GIVEN DATA ->
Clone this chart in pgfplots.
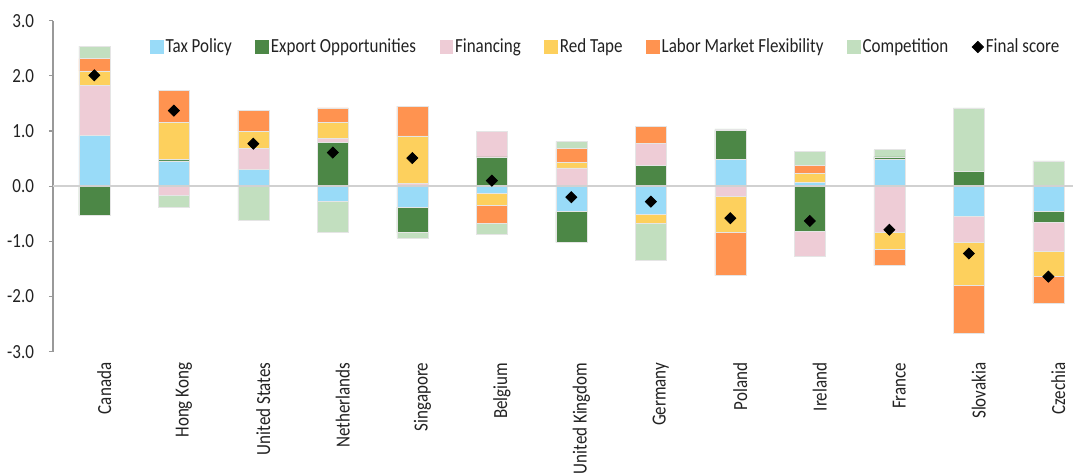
\documentclass[border=0pt]{standalone}
\usepackage{fontspec}
\setmainfont{Carlito}[FakeStretch=0.85]
\usepackage{pgfplots}
\usepackage{pgfplotstable}
\pgfplotsset{compat=1.18}

\definecolor{taxc}{HTML}{99DBF8}
\definecolor{expc}{HTML}{4C8746}
\definecolor{finc}{HTML}{EECCD6}
\definecolor{redc}{HTML}{FDD05D}
\definecolor{labc}{HTML}{FF9350}
\definecolor{comc}{HTML}{C2DFBF}
\definecolor{txt}{HTML}{222222}

\pgfplotstableread{
idx tax exp fin red lab com score
0   0.92 -0.53  0.91  0.26  0.22  0.23  2.01
1   0.46  0.02 -0.16  0.67  0.58 -0.22  1.37
2   0.31  0.00  0.38  0.31  0.38 -0.61  0.77
3  -0.28  0.79  0.07  0.29  0.27 -0.56  0.61
4  -0.38 -0.46  0.05  0.86  0.54 -0.10  0.51
5  -0.12  0.53  0.46 -0.23 -0.33 -0.20  0.10
6  -0.46 -0.56  0.33  0.10  0.25  0.13 -0.20
7  -0.51  0.38  0.39 -0.17  0.31 -0.66 -0.28
8   0.48  0.53 -0.18 -0.66 -0.78  0.03 -0.58
9   0.07 -0.81 -0.46  0.16  0.15  0.25 -0.63
10  0.48  0.05 -0.84 -0.30 -0.30  0.13 -0.79
11 -0.55  0.27 -0.47 -0.78 -0.86  1.15 -1.22
12 -0.46 -0.20 -0.52 -0.46 -0.48  0.46 -1.64
}\data

\pgfplotsset{
  base/.style={
    width=510pt, height=165.5pt, scale only axis,
    xmin=-0.52, xmax=12.31, ymin=-3, ymax=3,
  },
  barax/.style={base, ybar stacked, bar width=15.5pt, hide axis,
    every axis plot/.append style={draw=white!90!black, line width=0.3pt}},
}

\begin{document}
\begin{tikzpicture}[font=\color{txt}]
% axis frame, ticks, labels
\begin{axis}[base,
  axis lines*=left,
  separate axis lines,
  x axis line style={draw=none},
  y axis line style={draw=black!40, line width=0.6pt},
  ytick={-3,-2,-1,0,1,2,3},
  yticklabel style={xshift=-4pt, /pgf/number format/fixed, /pgf/number format/fixed zerofill, /pgf/number format/precision=1, /pgf/number format/assume math mode=true},
  ytick style={draw=black!40, line width=0.6pt},
  tick align=outside,
  major tick length=2pt,
  xtick={0,...,12},
  xticklabels={Canada,Hong Kong,United States,Netherlands,Singapore,Belgium,United Kingdom,Germany,Poland,Ireland,France,Slovakia,Czechia},
  xticklabel style={rotate=90, anchor=east, yshift=-5pt},
  xtick style={draw=none},
]
\addplot[draw=none] coordinates {(0,0)};
\end{axis}
% positive parts
\begin{axis}[barax]
\addplot[fill=taxc] table[x=idx, y expr={max(\thisrow{tax},0)}] {\data};
\addplot[fill=expc] table[x=idx, y expr={max(\thisrow{exp},0)}] {\data};
\addplot[fill=finc] table[x=idx, y expr={max(\thisrow{fin},0)}] {\data};
\addplot[fill=redc] table[x=idx, y expr={max(\thisrow{red},0)}] {\data};
\addplot[fill=labc] table[x=idx, y expr={max(\thisrow{lab},0)}] {\data};
\addplot[fill=comc] table[x=idx, y expr={max(\thisrow{com},0)}] {\data};
\end{axis}
% negative parts
\begin{axis}[barax]
\addplot[fill=taxc] table[x=idx, y expr={min(\thisrow{tax},0)}] {\data};
\addplot[fill=expc] table[x=idx, y expr={min(\thisrow{exp},0)}] {\data};
\addplot[fill=finc] table[x=idx, y expr={min(\thisrow{fin},0)}] {\data};
\addplot[fill=redc] table[x=idx, y expr={min(\thisrow{red},0)}] {\data};
\addplot[fill=labc] table[x=idx, y expr={min(\thisrow{lab},0)}] {\data};
\addplot[fill=comc] table[x=idx, y expr={min(\thisrow{com},0)}] {\data};
\end{axis}
% zero line, final score, legend
\begin{axis}[base, hide axis, clip=false,
  legend columns=7,
  legend style={at={(0.0951,0.9205)}, anchor=west, draw=none, fill=none,
    inner sep=0pt, outer sep=0pt, nodes={inner sep=1pt},
    /tikz/every even column/.append style={column sep=10.75pt}},
  legend cell align=left,
]
\draw[black!18, line width=1pt] (rel axis cs:0,0.5) -- (rel axis cs:1,0.5);
\addlegendimage{legend image code/.code={\fill[taxc] (0pt,-3.2pt) rectangle (6.4pt,3.2pt);}}
\addlegendimage{legend image code/.code={\fill[expc] (0pt,-3.2pt) rectangle (6.4pt,3.2pt);}}
\addlegendimage{legend image code/.code={\fill[finc] (0pt,-3.2pt) rectangle (6.4pt,3.2pt);}}
\addlegendimage{legend image code/.code={\fill[redc] (0pt,-3.2pt) rectangle (6.4pt,3.2pt);}}
\addlegendimage{legend image code/.code={\fill[labc] (0pt,-3.2pt) rectangle (6.4pt,3.2pt);}}
\addlegendimage{legend image code/.code={\fill[comc] (0pt,-3.2pt) rectangle (6.4pt,3.2pt);}}
\addlegendimage{legend image code/.code={\fill[black] (3.2pt,2.8pt) -- (6pt,0pt) -- (3.2pt,-2.8pt) -- (0.4pt,0pt) -- cycle;}}
\addplot[only marks, mark=square*, mark size=1.95pt, mark options={rotate=45, fill=black, draw=black}, forget plot] table[x=idx, y=score] {\data};
\legend{Tax Policy, Export Opportunities, Financing, Red Tape, Labor Market Flexibility, Competition, Final score}
\end{axis}
\pgfresetboundingbox
\path[use as bounding box] (0,0) ++(-26.5pt,-61.15pt) rectangle (510pt,175.85pt);
\end{tikzpicture}
\end{document}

REQUEST -> All of the material above is to be copied exactly, except for its images.

RESULT ->
Clone this chart in pgfplots.
\documentclass[border=0pt]{standalone}
\usepackage{fontspec}
\setmainfont{Carlito}[FakeStretch=0.85]
\usepackage{pgfplots}
\usepackage{pgfplotstable}
\pgfplotsset{compat=1.18}

\definecolor{taxc}{HTML}{99DBF8}
\definecolor{expc}{HTML}{4C8746}
\definecolor{finc}{HTML}{EECCD6}
\definecolor{redc}{HTML}{FDD05D}
\definecolor{labc}{HTML}{FF9350}
\definecolor{comc}{HTML}{C2DFBF}
\definecolor{txt}{HTML}{222222}

\pgfplotstableread{
idx tax exp fin red lab com score
0   0.92 -0.53  0.91  0.26  0.22  0.23  2.01
1   0.46  0.02 -0.16  0.67  0.58 -0.22  1.37
2   0.31  0.00  0.38  0.31  0.38 -0.61  0.77
3  -0.28  0.79  0.07  0.29  0.27 -0.56  0.61
4  -0.38 -0.46  0.05  0.86  0.54 -0.10  0.51
5  -0.12  0.53  0.46 -0.23 -0.33 -0.20  0.10
6  -0.46 -0.56  0.33  0.10  0.25  0.13 -0.20
7  -0.51  0.38  0.39 -0.17  0.31 -0.66 -0.28
8   0.48  0.53 -0.18 -0.66 -0.78  0.03 -0.58
9   0.07 -0.81 -0.46  0.16  0.15  0.25 -0.63
10  0.48  0.05 -0.84 -0.30 -0.30  0.13 -0.79
11 -0.55  0.27 -0.47 -0.78 -0.86  1.15 -1.22
12 -0.46 -0.20 -0.52 -0.46 -0.48  0.46 -1.64
}\data

\pgfplotsset{
  base/.style={
    width=510pt, height=165.5pt, scale only axis,
    xmin=-0.52, xmax=12.31, ymin=-3, ymax=3,
  },
  barax/.style={base, ybar stacked, bar width=15.5pt, hide axis,
    every axis plot/.append style={draw=white!90!black, line width=0.3pt}},
}

\begin{document}
\begin{tikzpicture}[font=\color{txt}]
% axis frame, ticks, labels
\begin{axis}[base,
  axis lines*=left,
  separate axis lines,
  x axis line style={draw=none},
  y axis line style={draw=black!40, line width=0.6pt},
  ytick={-3,-2,-1,0,1,2,3},
  yticklabel style={xshift=-4pt, /pgf/number format/fixed, /pgf/number format/fixed zerofill, /pgf/number format/precision=1, /pgf/number format/assume math mode=true},
  ytick style={draw=black!40, line width=0.6pt},
  tick align=outside,
  major tick length=2pt,
  xtick={0,...,12},
  xticklabels={Canada,Hong Kong,United States,Netherlands,Singapore,Belgium,United Kingdom,Germany,Poland,Ireland,France,Slovakia,Czechia},
  xticklabel style={rotate=90, anchor=east, yshift=-5pt},
  xtick style={draw=none},
]
\addplot[draw=none] coordinates {(0,0)};
\end{axis}
% positive parts
\begin{axis}[barax]
\addplot[fill=taxc] table[x=idx, y expr={max(\thisrow{tax},0)}] {\data};
\addplot[fill=expc] table[x=idx, y expr={max(\thisrow{exp},0)}] {\data};
\addplot[fill=finc] table[x=idx, y expr={max(\thisrow{fin},0)}] {\data};
\addplot[fill=redc] table[x=idx, y expr={max(\thisrow{red},0)}] {\data};
\addplot[fill=labc] table[x=idx, y expr={max(\thisrow{lab},0)}] {\data};
\addplot[fill=comc] table[x=idx, y expr={max(\thisrow{com},0)}] {\data};
\end{axis}
% negative parts
\begin{axis}[barax]
\addplot[fill=taxc] table[x=idx, y expr={min(\thisrow{tax},0)}] {\data};
\addplot[fill=expc] table[x=idx, y expr={min(\thisrow{exp},0)}] {\data};
\addplot[fill=finc] table[x=idx, y expr={min(\thisrow{fin},0)}] {\data};
\addplot[fill=redc] table[x=idx, y expr={min(\thisrow{red},0)}] {\data};
\addplot[fill=labc] table[x=idx, y expr={min(\thisrow{lab},0)}] {\data};
\addplot[fill=comc] table[x=idx, y expr={min(\thisrow{com},0)}] {\data};
\end{axis}
% zero line, final score, legend
\begin{axis}[base, hide axis, clip=false,
  legend columns=7,
  legend style={at={(0.0951,0.9205)}, anchor=west, draw=none, fill=none,
    inner sep=0pt, outer sep=0pt, nodes={inner sep=1pt},
    /tikz/every even column/.append style={column sep=10.75pt}},
  legend cell align=left,
]
\draw[black!18, line width=1pt] (rel axis cs:0,0.5) -- (rel axis cs:1,0.5);
\addlegendimage{legend image code/.code={\fill[taxc] (0pt,-3.2pt) rectangle (6.4pt,3.2pt);}}
\addlegendimage{legend image code/.code={\fill[expc] (0pt,-3.2pt) rectangle (6.4pt,3.2pt);}}
\addlegendimage{legend image code/.code={\fill[finc] (0pt,-3.2pt) rectangle (6.4pt,3.2pt);}}
\addlegendimage{legend image code/.code={\fill[redc] (0pt,-3.2pt) rectangle (6.4pt,3.2pt);}}
\addlegendimage{legend image code/.code={\fill[labc] (0pt,-3.2pt) rectangle (6.4pt,3.2pt);}}
\addlegendimage{legend image code/.code={\fill[comc] (0pt,-3.2pt) rectangle (6.4pt,3.2pt);}}
\addlegendimage{legend image code/.code={\fill[black] (3.2pt,2.8pt) -- (6pt,0pt) -- (3.2pt,-2.8pt) -- (0.4pt,0pt) -- cycle;}}
\addplot[only marks, mark=square*, mark size=1.95pt, mark options={rotate=45, fill=black, draw=black}, forget plot] table[x=idx, y=score] {\data};
\legend{Tax Policy, Export Opportunities, Financing, Red Tape, Labor Market Flexibility, Competition, Final score}
\end{axis}
\pgfresetboundingbox
\path[use as bounding box] (0,0) ++(-26.5pt,-61.15pt) rectangle (510pt,175.85pt);
\end{tikzpicture}
\end{document}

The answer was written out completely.